EEO IOF isolation validation. (A) Schematic depiction of the preparation for extracting IOF by MMN and transferring it to PBS. (B) Sequential images of IOF retrieval by MMN. (Scale bar, 250 μm.) (C) Mean normalized metabolomic profiles of IOF obtained by MMN vs. HTC from EEO vs. CM. Green depicts undetected metabolites. IOF profiles obtained by MMN and HTC were statistically identical (P = 0.735), whereas the CM metabolome differed from MMN and HTC counterparts (P ≤ 0.0001). (D–F) Metabolomic profiles of IOF obtained by MMN vs. HTC by donor vs. CM profiling. Legends and statistical comparisons between groups are provided above each plot.

Fig. 3.

Qualitative organoid fluid metabolomics. (A) Venn diagram depicting the number of metabolites identified in organoid CM, MCM, IOF, and EOF across donors. (B) IOF metabolite presence by donor, in addition to (C) the mean superpathway breakdown of the IOF metabolites common to all donors. (D) EOF metabolite presence by donor, in addition to (E) the mean superpathway breakdown of the EOF metabolites common to all donors. (F) The 17 IOF-exclusive metabolites, arranged by pathway, wherein italicized metabolites are predicted.

Fig. 4.

Quantitative intraorganoid fluid metabolomics. (A) Principal component analysis of IOF and EOF quantitative metabolic profiles from each donor in addition to the number of metabolites elevated (P ≤ 0.05) in each. (B) EOF metabolomic signatures by donor (relative concentration [RC]). (C) Corresponding EOF donor vs. donor statistical comparisons [P ≤ 0.0001 (****)] are also provided. (D) Mean total metabolite levels in EOF by donor. (E) IOF metabolomic signatures by donor. (F) Corresponding IOF donor vs. donor statistical comparisons [P ≤ 0.01 (**)] are also provided. (G) Mean total metabolite levels in IOF by donor (not significant [NS]). (H) Network view by pathway of the metabolites elevated (P ≤ 0.05) in IOF vs.

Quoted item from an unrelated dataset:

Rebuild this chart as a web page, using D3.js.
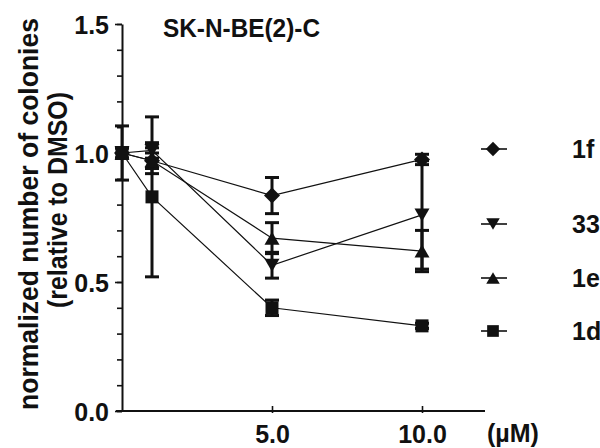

EOF wherein node diameter is proportional to fold-change magnitude.

Fig. 5.

Tandem organoid transcriptomics. (A) Statistical comparison [P ≤ 0.05 (*); not significant (NS)] of transcriptomic profiles of endometrial epithelial organoids obtained from all three donors. (B) Logarithmically transformed FPKM values per donor per gene (transcriptomic signatures) presented in descending order. (C) Relative transcript abundance of SLC protein genes, specifically, those exhibiting a ≥2.0-fold change between two or more donors. Green depicts undetected transcripts. (D) Pathview and Kyoto Ecyclopedia of Genes and Genomes (KEGG) database adapted extrapolation and rendering of transcriptomic profiles of donors 1 vs. 2 within the context of the citric acid cycle, wherein green denotes enzyme transcript-relative down-regulation and red depicts enzyme transcript-relative up-regulation.